Input records:

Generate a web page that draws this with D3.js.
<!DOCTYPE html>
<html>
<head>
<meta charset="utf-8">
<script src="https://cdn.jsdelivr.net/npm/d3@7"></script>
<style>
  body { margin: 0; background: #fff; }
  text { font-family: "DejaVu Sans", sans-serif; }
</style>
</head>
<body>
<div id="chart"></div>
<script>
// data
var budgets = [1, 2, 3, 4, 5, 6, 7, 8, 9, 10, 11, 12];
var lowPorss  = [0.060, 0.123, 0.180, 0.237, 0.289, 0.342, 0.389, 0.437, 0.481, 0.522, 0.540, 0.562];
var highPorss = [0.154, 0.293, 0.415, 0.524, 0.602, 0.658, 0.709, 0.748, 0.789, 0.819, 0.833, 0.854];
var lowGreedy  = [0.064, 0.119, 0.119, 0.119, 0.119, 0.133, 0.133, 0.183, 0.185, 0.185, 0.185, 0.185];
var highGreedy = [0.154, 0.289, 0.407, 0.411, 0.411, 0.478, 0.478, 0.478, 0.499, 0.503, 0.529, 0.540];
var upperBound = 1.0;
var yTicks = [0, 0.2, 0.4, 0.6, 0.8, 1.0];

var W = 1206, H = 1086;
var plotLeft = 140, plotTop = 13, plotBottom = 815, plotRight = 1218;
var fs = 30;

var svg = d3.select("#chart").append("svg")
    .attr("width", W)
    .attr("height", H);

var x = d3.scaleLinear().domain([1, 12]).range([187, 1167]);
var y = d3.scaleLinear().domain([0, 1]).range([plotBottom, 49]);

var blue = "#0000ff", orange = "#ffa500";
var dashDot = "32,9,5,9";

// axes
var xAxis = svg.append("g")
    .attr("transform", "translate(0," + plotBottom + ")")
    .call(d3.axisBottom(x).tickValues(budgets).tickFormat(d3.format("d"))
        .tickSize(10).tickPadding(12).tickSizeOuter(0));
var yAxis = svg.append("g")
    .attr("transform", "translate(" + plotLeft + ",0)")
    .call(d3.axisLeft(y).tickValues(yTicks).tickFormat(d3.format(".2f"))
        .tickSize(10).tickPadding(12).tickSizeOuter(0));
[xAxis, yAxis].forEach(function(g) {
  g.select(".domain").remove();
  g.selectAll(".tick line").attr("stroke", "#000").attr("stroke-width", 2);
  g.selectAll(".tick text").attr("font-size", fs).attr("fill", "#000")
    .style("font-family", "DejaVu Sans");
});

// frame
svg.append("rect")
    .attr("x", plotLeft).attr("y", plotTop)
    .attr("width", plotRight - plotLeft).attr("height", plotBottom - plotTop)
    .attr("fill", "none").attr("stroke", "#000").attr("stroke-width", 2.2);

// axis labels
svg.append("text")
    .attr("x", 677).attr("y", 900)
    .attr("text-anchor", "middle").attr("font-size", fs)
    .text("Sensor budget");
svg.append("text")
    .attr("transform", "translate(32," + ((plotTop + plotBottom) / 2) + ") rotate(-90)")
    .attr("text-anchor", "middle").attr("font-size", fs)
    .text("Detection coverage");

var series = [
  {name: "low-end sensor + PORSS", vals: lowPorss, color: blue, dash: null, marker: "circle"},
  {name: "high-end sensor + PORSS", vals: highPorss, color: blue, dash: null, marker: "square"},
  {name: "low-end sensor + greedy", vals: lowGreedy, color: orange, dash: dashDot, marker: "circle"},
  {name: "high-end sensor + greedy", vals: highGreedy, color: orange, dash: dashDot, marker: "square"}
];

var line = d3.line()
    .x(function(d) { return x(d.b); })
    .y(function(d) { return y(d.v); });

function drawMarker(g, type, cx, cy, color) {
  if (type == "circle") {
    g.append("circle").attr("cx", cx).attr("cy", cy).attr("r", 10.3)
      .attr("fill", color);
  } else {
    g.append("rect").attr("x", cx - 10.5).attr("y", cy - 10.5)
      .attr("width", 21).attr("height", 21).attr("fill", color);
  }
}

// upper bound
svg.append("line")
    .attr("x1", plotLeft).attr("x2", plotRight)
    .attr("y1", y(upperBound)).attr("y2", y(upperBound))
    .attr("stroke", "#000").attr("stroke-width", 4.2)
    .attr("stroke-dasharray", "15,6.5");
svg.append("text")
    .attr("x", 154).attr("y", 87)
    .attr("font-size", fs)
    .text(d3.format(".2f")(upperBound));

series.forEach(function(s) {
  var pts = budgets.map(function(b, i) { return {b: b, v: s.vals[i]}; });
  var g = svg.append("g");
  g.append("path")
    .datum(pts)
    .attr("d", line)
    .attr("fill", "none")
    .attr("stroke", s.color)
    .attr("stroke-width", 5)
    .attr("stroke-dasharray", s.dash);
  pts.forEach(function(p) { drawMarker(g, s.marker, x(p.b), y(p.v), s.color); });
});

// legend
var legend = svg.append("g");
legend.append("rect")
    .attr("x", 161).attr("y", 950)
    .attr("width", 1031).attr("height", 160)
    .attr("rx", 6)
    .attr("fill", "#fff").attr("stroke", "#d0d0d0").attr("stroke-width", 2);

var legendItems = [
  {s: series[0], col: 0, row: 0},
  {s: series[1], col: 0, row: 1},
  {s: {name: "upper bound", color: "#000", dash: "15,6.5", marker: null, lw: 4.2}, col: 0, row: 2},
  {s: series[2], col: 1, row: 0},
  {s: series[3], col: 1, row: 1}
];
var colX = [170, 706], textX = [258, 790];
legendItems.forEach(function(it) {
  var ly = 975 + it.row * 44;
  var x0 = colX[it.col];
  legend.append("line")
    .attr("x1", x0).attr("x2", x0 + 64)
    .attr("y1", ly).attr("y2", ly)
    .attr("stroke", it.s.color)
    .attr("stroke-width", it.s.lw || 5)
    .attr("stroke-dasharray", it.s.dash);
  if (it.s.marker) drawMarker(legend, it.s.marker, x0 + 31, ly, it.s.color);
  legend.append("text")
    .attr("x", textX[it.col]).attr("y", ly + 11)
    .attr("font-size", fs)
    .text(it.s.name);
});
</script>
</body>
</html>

...

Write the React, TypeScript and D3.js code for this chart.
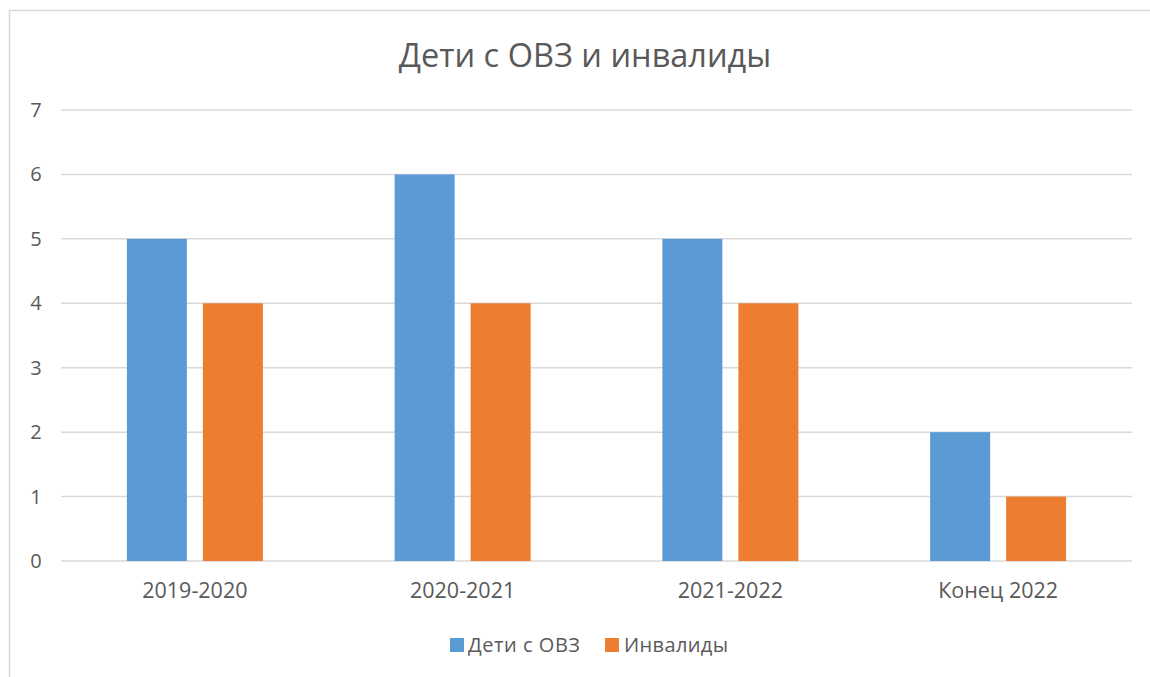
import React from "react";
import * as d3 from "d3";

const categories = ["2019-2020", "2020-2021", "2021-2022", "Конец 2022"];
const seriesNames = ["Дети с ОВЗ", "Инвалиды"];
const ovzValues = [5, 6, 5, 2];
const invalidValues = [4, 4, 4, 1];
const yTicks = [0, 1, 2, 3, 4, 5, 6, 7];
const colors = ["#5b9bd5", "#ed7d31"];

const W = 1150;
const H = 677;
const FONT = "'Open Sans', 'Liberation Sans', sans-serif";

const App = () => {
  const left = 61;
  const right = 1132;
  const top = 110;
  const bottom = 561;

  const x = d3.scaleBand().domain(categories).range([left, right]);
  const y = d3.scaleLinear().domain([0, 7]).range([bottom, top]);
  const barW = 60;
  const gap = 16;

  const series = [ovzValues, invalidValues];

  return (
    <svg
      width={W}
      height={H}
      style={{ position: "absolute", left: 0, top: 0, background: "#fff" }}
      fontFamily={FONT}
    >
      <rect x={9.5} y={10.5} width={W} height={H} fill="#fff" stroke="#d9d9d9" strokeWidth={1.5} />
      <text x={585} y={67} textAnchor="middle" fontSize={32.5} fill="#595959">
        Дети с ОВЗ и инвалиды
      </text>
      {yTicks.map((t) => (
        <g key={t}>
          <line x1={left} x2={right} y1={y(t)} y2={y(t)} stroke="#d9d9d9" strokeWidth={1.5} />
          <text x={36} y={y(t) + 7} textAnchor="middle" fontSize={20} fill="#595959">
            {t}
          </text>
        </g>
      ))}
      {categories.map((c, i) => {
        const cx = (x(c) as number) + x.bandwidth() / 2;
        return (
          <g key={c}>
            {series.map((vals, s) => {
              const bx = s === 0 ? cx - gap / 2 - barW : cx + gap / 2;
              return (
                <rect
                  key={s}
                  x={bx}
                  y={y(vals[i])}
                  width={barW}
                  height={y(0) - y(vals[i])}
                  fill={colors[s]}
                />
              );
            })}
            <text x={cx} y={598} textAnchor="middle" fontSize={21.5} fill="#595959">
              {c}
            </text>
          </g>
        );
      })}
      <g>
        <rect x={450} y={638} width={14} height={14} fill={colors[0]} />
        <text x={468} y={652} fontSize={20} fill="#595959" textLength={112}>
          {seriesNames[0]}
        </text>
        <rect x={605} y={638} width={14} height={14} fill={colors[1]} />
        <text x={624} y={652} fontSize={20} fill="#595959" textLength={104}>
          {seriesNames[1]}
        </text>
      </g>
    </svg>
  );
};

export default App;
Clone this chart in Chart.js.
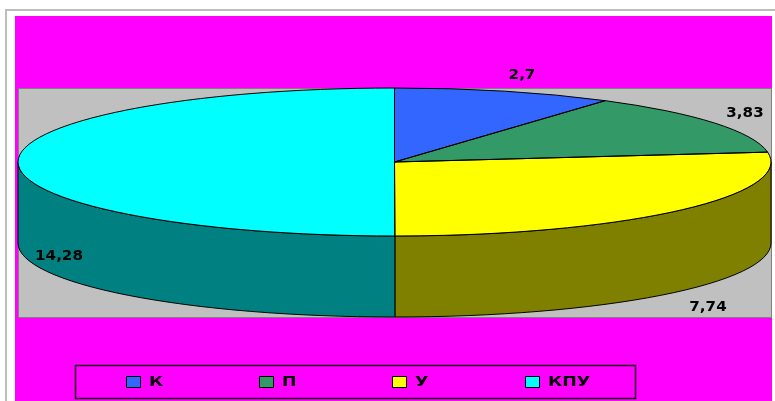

Task to complete:
From the records above, copy exactly the lines starting at the one with "Write the React, TypeScript" and ending at the one with "const series = [ovzValues, invalidValues];", and no others. Pictures stay out.

Reply:
Write the React, TypeScript and D3.js code for this chart.
import React from "react";
import * as d3 from "d3";

const categories = ["2019-2020", "2020-2021", "2021-2022", "Конец 2022"];
const seriesNames = ["Дети с ОВЗ", "Инвалиды"];
const ovzValues = [5, 6, 5, 2];
const invalidValues = [4, 4, 4, 1];
const yTicks = [0, 1, 2, 3, 4, 5, 6, 7];
const colors = ["#5b9bd5", "#ed7d31"];

const W = 1150;
const H = 677;
const FONT = "'Open Sans', 'Liberation Sans', sans-serif";

const App = () => {
  const left = 61;
  const right = 1132;
  const top = 110;
  const bottom = 561;

  const x = d3.scaleBand().domain(categories).range([left, right]);
  const y = d3.scaleLinear().domain([0, 7]).range([bottom, top]);
  const barW = 60;
  const gap = 16;

  const series = [ovzValues, invalidValues];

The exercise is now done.